Post by codystarbuck on Jul 28, 2018 21:58:37 GMT -5
I tended to prefer space opera to "hard" sci-fi, though it depended on the writer. I used to have an edition of Edmond Hamilton's Starwolf books; but, never got around to reading it (basis for the Fugitive Alien tv series, of MST3k fame, with the aliens with the weird wigs under their helmets). I liked EE Smith's Lensman stuff, though his prose style was a little archaic. Burroughs moves you right along and creates images in your mind. Bester was one I enjoyed, with The Stars My destination and The Demolished Man, and Bradbury has always been a favorite. Asimov I liked better on the short stories than the novels, of what I've read(which isn't a great deal of his). Heinlein was good, though the later stuff is more hit and miss, with me. I also tended to like the military sci-fi, from real veterans, especially Joe Haldeman and The Forever War. Starship Troopers is rather fascist; but, exciting. Haldeman makes for a great counterpoint to the ideology in Troopers. I liked David Drake's Hammer's Slammers stuff (another Vietnam vet). Harry Harrison's Stainless Steel Rat was a series I enjoyed. Phillip K Dick is good for the philosophical stuff. Never got into Niven or Pournelle, haven't read Van Voght or Cordwainer Smith. I have been poking around at some of the planetary romance writers, thanks to characters used in the Tales of the Shadowmen anthologies, especially Leigh Brackett's stuff and Edmond Hamilton's Captain Future stuff. Also like to check out CL Moore's Northwest Smith, which was one of the inspirations for Han Solo.

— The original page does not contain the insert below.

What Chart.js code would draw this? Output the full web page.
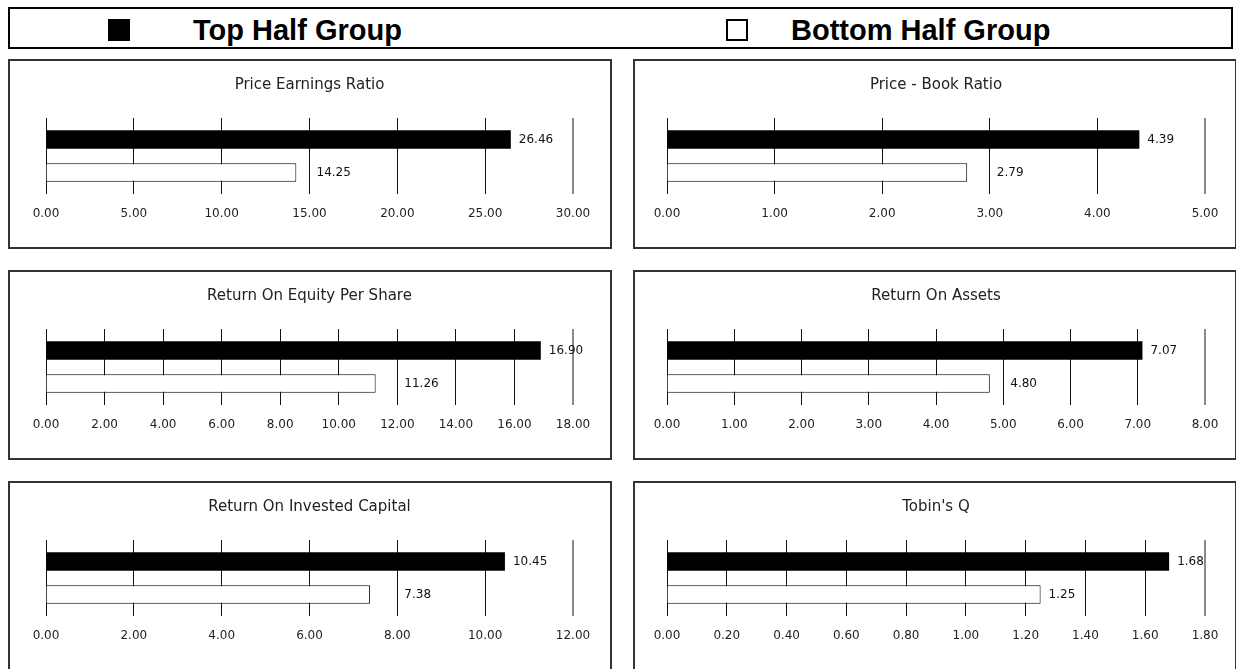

For comics, it really depends on the story and the visuals. The Adam Strange stories were always clever and visually inventive and dynamic. Captain Comet had some clever tales and the EC stuff was usually good. Elaine Lee and Mike Kaluta's Starstruck was really interesting stuff, with great visuals and great characters. Starslayer was a nice mix of a fantasy hero and a space opera setting. Time Warp had some nice stories, in its brief life, especially those from Kaluta. He also did one or two of the World of Krypton stories, in the early 70s Superman comics (circa the sand doppelganger storyline) that were really interesting, visually, as well as from a plot standpoint. Kaluta also illustrated an edition of Thea Von Harbor's Metropolis novel (though I'm not sure if he was adapting the novel or the film script), for Donning/Starblaze. I loved the Archie Goodwin Star Wars stories, over any other writer involved in media adaptations or the films.
For comic strips, it was always Flash Gordon, which is really fantasy/planetary romance. Buck Rogers always sounded cool; but, the art on the strip always looked so dated and flat, until some of the later guys (like Murphy Anderson).
For Europe, there is Leo's Aldebaran cycle, Moebius's work, Juan Giminez' stuff, Daniel Torres' Rocco Vargas (mix of detective and sci-fi), Maroto's Cinco Por Infinito, Druillet's wild and weird Lone Sloane, Mezieres and Christin's Valerian, the uk strip Jeff Hawke, Dan Dare, and Pepe Moreno's dystopian albums Rebel and Generation Zero.